◆ WHAT TO DO
Starting at the first line of the listing below, retype each line up to and including the one that contains "30, 35, 40];". Leave pictures out.

◆ DATASET EXTRACT
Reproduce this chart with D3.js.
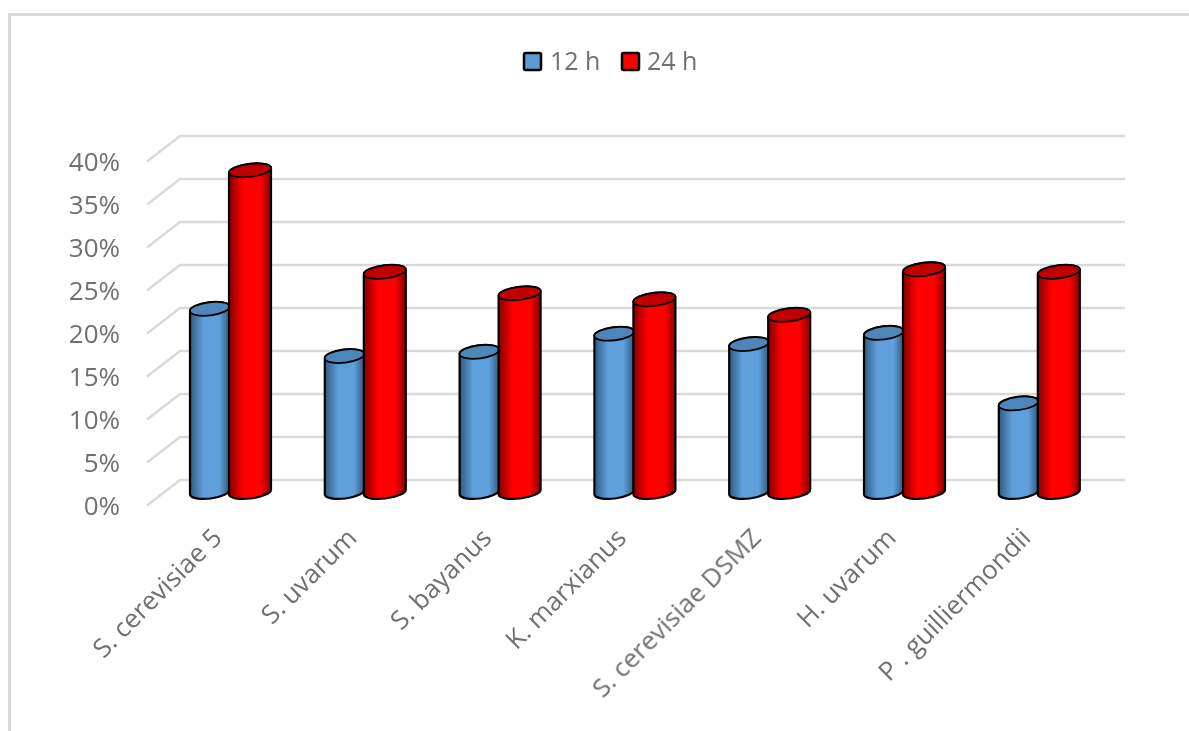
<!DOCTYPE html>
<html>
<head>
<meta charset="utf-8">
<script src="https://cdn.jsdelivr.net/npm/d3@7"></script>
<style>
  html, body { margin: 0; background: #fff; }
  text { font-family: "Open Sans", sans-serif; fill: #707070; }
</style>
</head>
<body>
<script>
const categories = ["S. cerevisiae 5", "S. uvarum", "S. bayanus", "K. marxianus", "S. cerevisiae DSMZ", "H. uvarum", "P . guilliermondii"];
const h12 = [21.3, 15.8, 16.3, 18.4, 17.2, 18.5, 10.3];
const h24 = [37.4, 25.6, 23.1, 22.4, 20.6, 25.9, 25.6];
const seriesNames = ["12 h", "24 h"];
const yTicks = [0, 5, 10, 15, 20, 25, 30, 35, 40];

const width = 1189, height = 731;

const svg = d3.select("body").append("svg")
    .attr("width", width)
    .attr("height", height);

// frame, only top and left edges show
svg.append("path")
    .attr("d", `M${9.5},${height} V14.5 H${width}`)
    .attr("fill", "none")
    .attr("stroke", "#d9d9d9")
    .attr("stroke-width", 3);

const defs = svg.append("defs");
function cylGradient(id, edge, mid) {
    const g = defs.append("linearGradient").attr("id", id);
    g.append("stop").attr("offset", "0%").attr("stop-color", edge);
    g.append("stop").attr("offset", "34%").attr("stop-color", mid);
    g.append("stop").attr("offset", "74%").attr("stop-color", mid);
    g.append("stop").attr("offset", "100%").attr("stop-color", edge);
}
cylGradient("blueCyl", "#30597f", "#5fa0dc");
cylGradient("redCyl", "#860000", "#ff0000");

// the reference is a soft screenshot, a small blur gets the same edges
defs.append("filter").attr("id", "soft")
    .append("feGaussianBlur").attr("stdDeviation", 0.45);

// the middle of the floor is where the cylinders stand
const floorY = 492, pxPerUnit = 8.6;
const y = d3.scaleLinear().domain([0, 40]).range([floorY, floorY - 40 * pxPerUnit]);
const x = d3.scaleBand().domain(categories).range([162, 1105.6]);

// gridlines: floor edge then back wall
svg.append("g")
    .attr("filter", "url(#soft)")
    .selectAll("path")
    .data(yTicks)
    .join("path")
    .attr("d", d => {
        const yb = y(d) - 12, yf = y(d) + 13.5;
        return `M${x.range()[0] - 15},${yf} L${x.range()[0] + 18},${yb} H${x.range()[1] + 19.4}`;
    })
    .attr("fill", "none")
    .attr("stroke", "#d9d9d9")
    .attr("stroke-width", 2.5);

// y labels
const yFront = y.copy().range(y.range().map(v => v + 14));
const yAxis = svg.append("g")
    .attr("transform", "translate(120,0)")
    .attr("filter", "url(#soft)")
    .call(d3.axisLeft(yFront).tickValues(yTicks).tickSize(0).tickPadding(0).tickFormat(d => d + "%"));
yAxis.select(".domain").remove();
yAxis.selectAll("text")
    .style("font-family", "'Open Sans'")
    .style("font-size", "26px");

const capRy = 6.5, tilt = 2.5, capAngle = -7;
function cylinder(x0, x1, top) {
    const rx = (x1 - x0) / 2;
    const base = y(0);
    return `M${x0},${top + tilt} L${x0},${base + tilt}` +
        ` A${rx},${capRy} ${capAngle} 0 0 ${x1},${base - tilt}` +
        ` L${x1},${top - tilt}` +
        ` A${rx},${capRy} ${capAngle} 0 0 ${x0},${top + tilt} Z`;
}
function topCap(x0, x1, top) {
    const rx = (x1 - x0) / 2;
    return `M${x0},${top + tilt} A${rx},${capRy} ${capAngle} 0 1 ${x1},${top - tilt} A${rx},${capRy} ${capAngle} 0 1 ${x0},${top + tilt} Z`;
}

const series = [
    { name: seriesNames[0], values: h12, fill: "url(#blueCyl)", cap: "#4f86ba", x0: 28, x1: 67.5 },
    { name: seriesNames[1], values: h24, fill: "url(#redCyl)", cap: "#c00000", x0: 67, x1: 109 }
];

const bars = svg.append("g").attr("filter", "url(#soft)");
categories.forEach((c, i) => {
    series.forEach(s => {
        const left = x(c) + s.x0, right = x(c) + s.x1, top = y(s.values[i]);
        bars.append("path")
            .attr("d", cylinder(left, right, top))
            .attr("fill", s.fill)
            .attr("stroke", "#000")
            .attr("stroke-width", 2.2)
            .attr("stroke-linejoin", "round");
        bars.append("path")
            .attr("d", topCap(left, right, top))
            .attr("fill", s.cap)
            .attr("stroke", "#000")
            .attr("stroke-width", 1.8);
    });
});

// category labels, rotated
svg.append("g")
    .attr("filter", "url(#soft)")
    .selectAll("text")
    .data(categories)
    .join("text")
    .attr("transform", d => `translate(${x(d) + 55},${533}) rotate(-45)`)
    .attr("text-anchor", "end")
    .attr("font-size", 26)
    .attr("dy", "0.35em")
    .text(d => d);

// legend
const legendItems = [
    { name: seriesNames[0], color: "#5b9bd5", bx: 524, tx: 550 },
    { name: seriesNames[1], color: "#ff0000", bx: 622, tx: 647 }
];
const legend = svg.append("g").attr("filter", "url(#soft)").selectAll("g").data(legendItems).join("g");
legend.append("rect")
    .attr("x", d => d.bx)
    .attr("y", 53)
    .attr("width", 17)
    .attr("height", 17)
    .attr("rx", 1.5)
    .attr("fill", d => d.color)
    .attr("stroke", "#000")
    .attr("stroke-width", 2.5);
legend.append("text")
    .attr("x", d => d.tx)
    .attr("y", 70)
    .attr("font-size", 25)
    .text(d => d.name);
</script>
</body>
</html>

◆ SOLUTION FOR THIS TASK
Reproduce this chart with D3.js.
<!DOCTYPE html>
<html>
<head>
<meta charset="utf-8">
<script src="https://cdn.jsdelivr.net/npm/d3@7"></script>
<style>
  html, body { margin: 0; background: #fff; }
  text { font-family: "Open Sans", sans-serif; fill: #707070; }
</style>
</head>
<body>
<script>
const categories = ["S. cerevisiae 5", "S. uvarum", "S. bayanus", "K. marxianus", "S. cerevisiae DSMZ", "H. uvarum", "P . guilliermondii"];
const h12 = [21.3, 15.8, 16.3, 18.4, 17.2, 18.5, 10.3];
const h24 = [37.4, 25.6, 23.1, 22.4, 20.6, 25.9, 25.6];
const seriesNames = ["12 h", "24 h"];
const yTicks = [0, 5, 10, 15, 20, 25, 30, 35, 40];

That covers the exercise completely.